_Set task:_ Skip the pictures. Transcribe the rest of the data below without changing a word.

_Supplied material:_
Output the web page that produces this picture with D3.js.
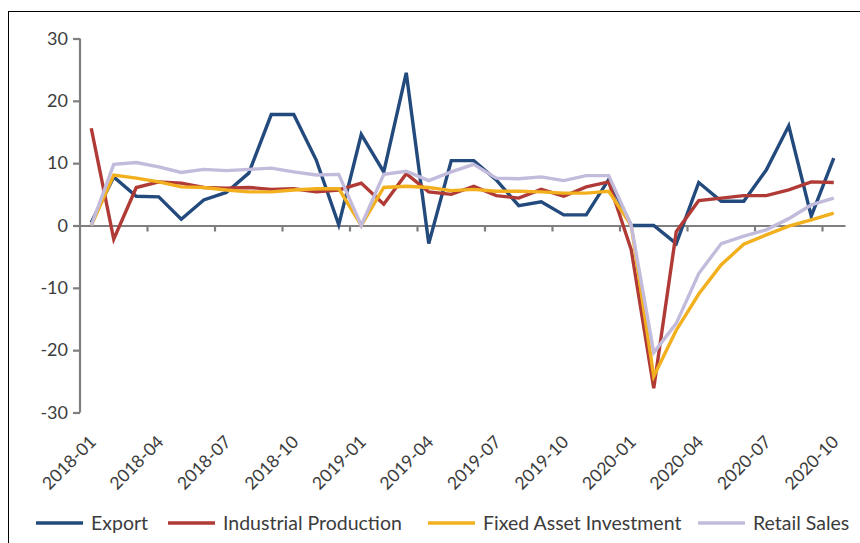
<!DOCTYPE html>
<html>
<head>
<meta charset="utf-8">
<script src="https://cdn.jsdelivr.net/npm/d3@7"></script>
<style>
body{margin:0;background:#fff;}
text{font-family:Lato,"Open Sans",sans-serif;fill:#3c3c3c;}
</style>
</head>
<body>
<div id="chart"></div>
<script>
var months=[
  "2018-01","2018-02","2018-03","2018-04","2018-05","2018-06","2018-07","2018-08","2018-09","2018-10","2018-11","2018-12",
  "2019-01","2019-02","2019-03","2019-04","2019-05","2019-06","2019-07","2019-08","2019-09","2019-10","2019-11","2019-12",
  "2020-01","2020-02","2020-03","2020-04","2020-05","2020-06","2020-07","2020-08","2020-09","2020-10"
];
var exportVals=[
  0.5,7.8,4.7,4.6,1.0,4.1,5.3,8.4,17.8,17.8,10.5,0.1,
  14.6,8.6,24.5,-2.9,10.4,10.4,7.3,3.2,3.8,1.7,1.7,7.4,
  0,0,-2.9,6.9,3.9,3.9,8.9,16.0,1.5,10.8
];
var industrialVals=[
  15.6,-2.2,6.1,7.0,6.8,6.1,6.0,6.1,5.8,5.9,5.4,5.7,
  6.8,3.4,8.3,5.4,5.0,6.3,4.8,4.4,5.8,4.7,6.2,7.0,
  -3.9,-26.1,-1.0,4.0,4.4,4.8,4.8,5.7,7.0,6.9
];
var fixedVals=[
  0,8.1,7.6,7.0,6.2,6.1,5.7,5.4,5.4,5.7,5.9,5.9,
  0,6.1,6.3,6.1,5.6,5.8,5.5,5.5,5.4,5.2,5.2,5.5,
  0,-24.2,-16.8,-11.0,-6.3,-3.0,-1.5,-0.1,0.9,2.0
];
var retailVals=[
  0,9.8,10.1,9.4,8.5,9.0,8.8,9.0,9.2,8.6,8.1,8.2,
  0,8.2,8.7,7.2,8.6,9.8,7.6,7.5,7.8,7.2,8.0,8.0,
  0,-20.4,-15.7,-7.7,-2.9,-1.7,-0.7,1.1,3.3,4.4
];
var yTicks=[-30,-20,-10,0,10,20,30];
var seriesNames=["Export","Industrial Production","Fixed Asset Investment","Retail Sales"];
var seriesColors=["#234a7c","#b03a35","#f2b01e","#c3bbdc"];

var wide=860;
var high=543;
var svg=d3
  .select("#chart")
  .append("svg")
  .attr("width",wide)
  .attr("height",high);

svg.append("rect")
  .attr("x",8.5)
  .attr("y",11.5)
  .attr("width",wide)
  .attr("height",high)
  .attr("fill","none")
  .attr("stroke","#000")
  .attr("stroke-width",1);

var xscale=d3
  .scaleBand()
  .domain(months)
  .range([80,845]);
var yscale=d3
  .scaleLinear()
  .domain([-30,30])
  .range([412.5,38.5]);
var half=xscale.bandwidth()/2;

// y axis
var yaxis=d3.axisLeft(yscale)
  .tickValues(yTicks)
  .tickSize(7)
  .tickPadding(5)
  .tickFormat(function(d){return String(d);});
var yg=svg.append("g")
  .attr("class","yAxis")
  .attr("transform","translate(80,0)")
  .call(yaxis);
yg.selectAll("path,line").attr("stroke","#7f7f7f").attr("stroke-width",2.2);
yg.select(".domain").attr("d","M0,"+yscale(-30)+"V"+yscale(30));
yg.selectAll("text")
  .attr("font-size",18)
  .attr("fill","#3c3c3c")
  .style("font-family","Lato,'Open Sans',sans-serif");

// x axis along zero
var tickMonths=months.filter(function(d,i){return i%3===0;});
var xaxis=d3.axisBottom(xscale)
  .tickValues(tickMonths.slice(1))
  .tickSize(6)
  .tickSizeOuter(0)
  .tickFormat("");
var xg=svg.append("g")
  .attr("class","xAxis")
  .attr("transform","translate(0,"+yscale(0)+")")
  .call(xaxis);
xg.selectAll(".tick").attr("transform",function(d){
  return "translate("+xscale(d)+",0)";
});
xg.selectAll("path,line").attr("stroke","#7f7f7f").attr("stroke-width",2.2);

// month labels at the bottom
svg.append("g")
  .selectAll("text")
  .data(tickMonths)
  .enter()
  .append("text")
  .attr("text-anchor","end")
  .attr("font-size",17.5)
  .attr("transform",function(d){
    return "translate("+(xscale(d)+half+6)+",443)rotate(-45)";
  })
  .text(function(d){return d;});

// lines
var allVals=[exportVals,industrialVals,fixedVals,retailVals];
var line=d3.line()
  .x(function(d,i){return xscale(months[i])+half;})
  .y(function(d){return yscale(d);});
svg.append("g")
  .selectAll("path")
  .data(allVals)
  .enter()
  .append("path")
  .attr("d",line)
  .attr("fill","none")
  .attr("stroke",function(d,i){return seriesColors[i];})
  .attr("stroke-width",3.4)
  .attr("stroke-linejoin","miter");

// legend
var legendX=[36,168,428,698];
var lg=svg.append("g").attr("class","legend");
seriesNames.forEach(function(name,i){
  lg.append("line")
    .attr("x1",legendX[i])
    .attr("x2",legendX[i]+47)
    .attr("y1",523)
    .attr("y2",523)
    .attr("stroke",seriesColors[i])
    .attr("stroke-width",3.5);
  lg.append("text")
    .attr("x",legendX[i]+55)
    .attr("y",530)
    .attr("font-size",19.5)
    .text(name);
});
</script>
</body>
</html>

_Output:_
Output the web page that produces this picture with D3.js.
<!DOCTYPE html>
<html>
<head>
<meta charset="utf-8">
<script src="https://cdn.jsdelivr.net/npm/d3@7"></script>
<style>
body{margin:0;background:#fff;}
text{font-family:Lato,"Open Sans",sans-serif;fill:#3c3c3c;}
</style>
</head>
<body>
<div id="chart"></div>
<script>
var months=[
  "2018-01","2018-02","2018-03","2018-04","2018-05","2018-06","2018-07","2018-08","2018-09","2018-10","2018-11","2018-12",
  "2019-01","2019-02","2019-03","2019-04","2019-05","2019-06","2019-07","2019-08","2019-09","2019-10","2019-11","2019-12",
  "2020-01","2020-02","2020-03","2020-04","2020-05","2020-06","2020-07","2020-08","2020-09","2020-10"
];
var exportVals=[
  0.5,7.8,4.7,4.6,1.0,4.1,5.3,8.4,17.8,17.8,10.5,0.1,
  14.6,8.6,24.5,-2.9,10.4,10.4,7.3,3.2,3.8,1.7,1.7,7.4,
  0,0,-2.9,6.9,3.9,3.9,8.9,16.0,1.5,10.8
];
var industrialVals=[
  15.6,-2.2,6.1,7.0,6.8,6.1,6.0,6.1,5.8,5.9,5.4,5.7,
  6.8,3.4,8.3,5.4,5.0,6.3,4.8,4.4,5.8,4.7,6.2,7.0,
  -3.9,-26.1,-1.0,4.0,4.4,4.8,4.8,5.7,7.0,6.9
];
var fixedVals=[
  0,8.1,7.6,7.0,6.2,6.1,5.7,5.4,5.4,5.7,5.9,5.9,
  0,6.1,6.3,6.1,5.6,5.8,5.5,5.5,5.4,5.2,5.2,5.5,
  0,-24.2,-16.8,-11.0,-6.3,-3.0,-1.5,-0.1,0.9,2.0
];
var retailVals=[
  0,9.8,10.1,9.4,8.5,9.0,8.8,9.0,9.2,8.6,8.1,8.2,
  0,8.2,8.7,7.2,8.6,9.8,7.6,7.5,7.8,7.2,8.0,8.0,
  0,-20.4,-15.7,-7.7,-2.9,-1.7,-0.7,1.1,3.3,4.4
];
var yTicks=[-30,-20,-10,0,10,20,30];
var seriesNames=["Export","Industrial Production","Fixed Asset Investment","Retail Sales"];
var seriesColors=["#234a7c","#b03a35","#f2b01e","#c3bbdc"];

var wide=860;
var high=543;
var svg=d3
  .select("#chart")
  .append("svg")
  .attr("width",wide)
  .attr("height",high);

svg.append("rect")
  .attr("x",8.5)
  .attr("y",11.5)
  .attr("width",wide)
  .attr("height",high)
  .attr("fill","none")
  .attr("stroke","#000")
  .attr("stroke-width",1);

var xscale=d3
  .scaleBand()
  .domain(months)
  .range([80,845]);
var yscale=d3
  .scaleLinear()
  .domain([-30,30])
  .range([412.5,38.5]);
var half=xscale.bandwidth()/2;

// y axis
var yaxis=d3.axisLeft(yscale)
  .tickValues(yTicks)
  .tickSize(7)
  .tickPadding(5)
  .tickFormat(function(d){return String(d);});
var yg=svg.append("g")
  .attr("class","yAxis")
  .attr("transform","translate(80,0)")
  .call(yaxis);
yg.selectAll("path,line").attr("stroke","#7f7f7f").attr("stroke-width",2.2);
yg.select(".domain").attr("d","M0,"+yscale(-30)+"V"+yscale(30));
yg.selectAll("text")
  .attr("font-size",18)
  .attr("fill","#3c3c3c")
  .style("font-family","Lato,'Open Sans',sans-serif");

// x axis along zero
var tickMonths=months.filter(function(d,i){return i%3===0;});
var xaxis=d3.axisBottom(xscale)
  .tickValues(tickMonths.slice(1))
  .tickSize(6)
  .tickSizeOuter(0)
  .tickFormat("");
var xg=svg.append("g")
  .attr("class","xAxis")
  .attr("transform","translate(0,"+yscale(0)+")")
  .call(xaxis);
xg.selectAll(".tick").attr("transform",function(d){
  return "translate("+xscale(d)+",0)";
});
xg.selectAll("path,line").attr("stroke","#7f7f7f").attr("stroke-width",2.2);

// month labels at the bottom
svg.append("g")
  .selectAll("text")
  .data(tickMonths)
  .enter()
  .append("text")
  .attr("text-anchor","end")
  .attr("font-size",17.5)
  .attr("transform",function(d){
    return "translate("+(xscale(d)+half+6)+",443)rotate(-45)";
  })
  .text(function(d){return d;});

// lines
var allVals=[exportVals,industrialVals,fixedVals,retailVals];
var line=d3.line()
  .x(function(d,i){return xscale(months[i])+half;})
  .y(function(d){return yscale(d);});
svg.append("g")
  .selectAll("path")
  .data(allVals)
  .enter()
  .append("path")
  .attr("d",line)
  .attr("fill","none")
  .attr("stroke",function(d,i){return seriesColors[i];})
  .attr("stroke-width",3.4)
  .attr("stroke-linejoin","miter");

// legend
var legendX=[36,168,428,698];
var lg=svg.append("g").attr("class","legend");
seriesNames.forEach(function(name,i){
  lg.append("line")
    .attr("x1",legendX[i])
    .attr("x2",legendX[i]+47)
    .attr("y1",523)
    .attr("y2",523)
    .attr("stroke",seriesColors[i])
    .attr("stroke-width",3.5);
  lg.append("text")
    .attr("x",legendX[i]+55)
    .attr("y",530)
    .attr("font-size",19.5)
    .text(name);
});
</script>
</body>
</html>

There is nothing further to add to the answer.